Nor was the interview with Kampman and Wood objectively coercive. It lasted only about an hour. Agents provided Kpakpo with food and water. They did not use physical force against Kpakpo.
Cf. Holland v. Rivard, 800 F.3d 224, 241 (6th Cir. 2015) (questioning “for several hours on each of two days” was not coercive because it did not “require [defendant] to be confined to an interrogation room for ‘eight, ten, twelve, twenty-four hours' at a time.”).
Suppression Hr'g Tr.
See Gov't Ex. 14.
Still, Kpakpo argues that the agents coerced involuntary incriminating statements by misleading him about the Accord's contents. But law enforcement's dishonesty does not make an otherwise voluntary confession involuntary. Law enforcement may employ some “strategic deception” to elicit incriminating statements.

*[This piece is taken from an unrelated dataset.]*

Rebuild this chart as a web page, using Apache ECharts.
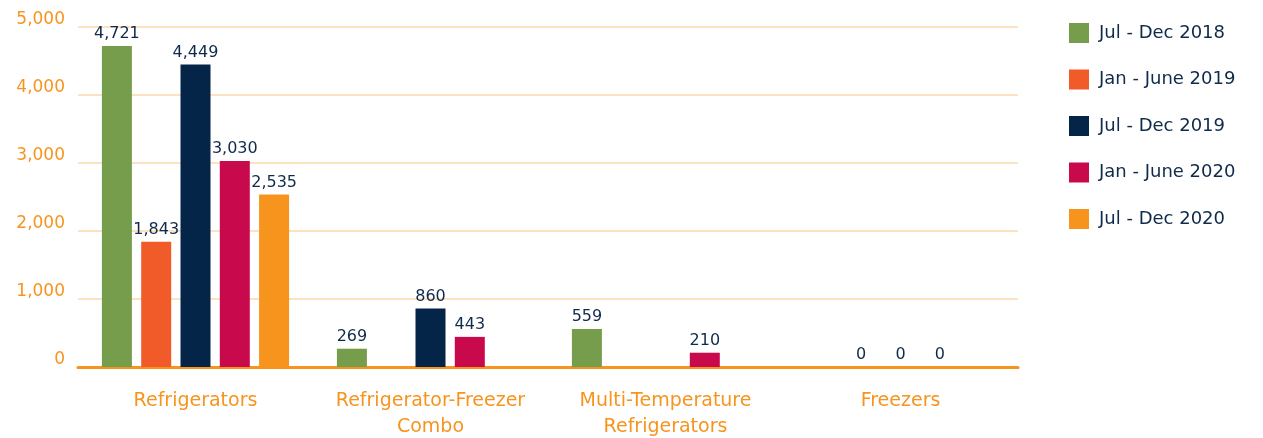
<!DOCTYPE html>
<html>
<head>
<meta charset="utf-8">
<script src="https://cdn.jsdelivr.net/npm/echarts@6/dist/echarts.min.js"></script>
<style>
html,body{margin:0;padding:0;background:#fff;}
#chart{width:1263px;height:438px;}
</style>
</head>
<body>
<div id="chart"></div>
<script>
const categories = ['Refrigerators', 'Refrigerator-Freezer\nCombo', 'Multi-Temperature\nRefrigerators', 'Freezers'];
const seriesNames = ['Jul - Dec 2018', 'Jan - June 2019', 'Jul - Dec 2019', 'Jan - June 2020', 'Jul - Dec 2020'];
const julDec2018 = [4721, 269, 559, null];
const janJun2019 = [1843, null, null, 0];
const julDec2019 = [4449, 860, null, 0];
const janJun2020 = [3030, 443, 210, 0];
const julDec2020 = [2535, null, null, null];
const yTicks = [0, 1000, 2000, 3000, 4000, 5000];

const seriesData = [julDec2018, janJun2019, julDec2019, janJun2020, julDec2020];
const colors = ['#769D4B', '#F15A29', '#052548', '#C8094C', '#F7941D'];
const FONT = '"DejaVu Sans", sans-serif';

const chart = echarts.init(document.getElementById('chart'), null, {renderer: 'canvas'});
chart.setOption({
  animation: false,
  color: colors,
  textStyle: {fontFamily: FONT},
  grid: {left: 78, right: 245, top: 27, bottom: 71, containLabel: false, outerBoundsMode: 'none'},
  legend: {
    orient: 'vertical',
    left: 1069,
    top: 23,
    padding: 0,
    itemWidth: 20,
    itemHeight: 20,
    itemGap: 26.5,
    icon: 'rect',
    data: seriesNames,
    textStyle: {color: '#0F2A4A', fontSize: 18, fontFamily: FONT, padding: [0, 0, 0, 5]}
  },
  xAxis: {
    type: 'category',
    data: categories,
    axisLine: {lineStyle: {color: '#F7941D', width: 3}},
    axisTick: {show: false},
    axisLabel: {color: '#F7941D', fontSize: 19, fontFamily: FONT, margin: 21, lineHeight: 26, interval: 0}
  },
  yAxis: {
    type: 'value',
    min: yTicks[0],
    max: yTicks[yTicks.length - 1],
    interval: 1000,
    axisLine: {show: false},
    axisTick: {show: false},
    splitLine: {lineStyle: {color: '#FCD9AE', width: 1.5}},
    axisLabel: {
      color: '#F7941D', fontSize: 17, fontFamily: FONT, margin: 13,
      verticalAlign: 'bottom',
      lineHeight: 14,
      formatter: v => v.toLocaleString('en-US')
    }
  },
  series: seriesNames.map((name, i) => ({
    name: name,
    type: 'bar',
    data: seriesData[i],
    barWidth: 30,
    barGap: '31%',
    label: {
      show: true,
      position: 'top',
      distance: 4,
      color: '#0F2A4A',
      fontSize: 16,
      fontFamily: FONT,
      formatter: p => (p.value === null || p.value === undefined) ? '' : p.value.toLocaleString('en-US')
    }
  }))
});
</script>
</body>
</html>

Frazier v. Cupp, 394 U.S. 731, 739 (1969) (“The fact that the police misrepresented the [evidence against the suspect] is, while relevant, insufficient in our view to make this otherwise voluntary confession inadmissible”).
See Illinois v. Perkins, 496 U.S. 292, 297 (1990).
Kpakpo also argues that law enforcement coerced his statements by conditioning his brother's release on Kpakpo's cooperation.
During the interview, the agents told Kpakpo several times that if he provided evidence exculpating his brother, his brother might not have to go to jail. But true statements intended to appeal to Kpakpo's emotions do not make an otherwise voluntary confession involuntary.
Gov't Ex. 15 at 26-31.
See United States v. Sablotny, 21 F.3d 747, 752 (7th Cir. 1994) (“[P]olice are allowed to play on a suspect's ignorance, fears and anxieties so long as they do not magnify these emotionally charged matters to the point where a rational decision becomes impossible.”).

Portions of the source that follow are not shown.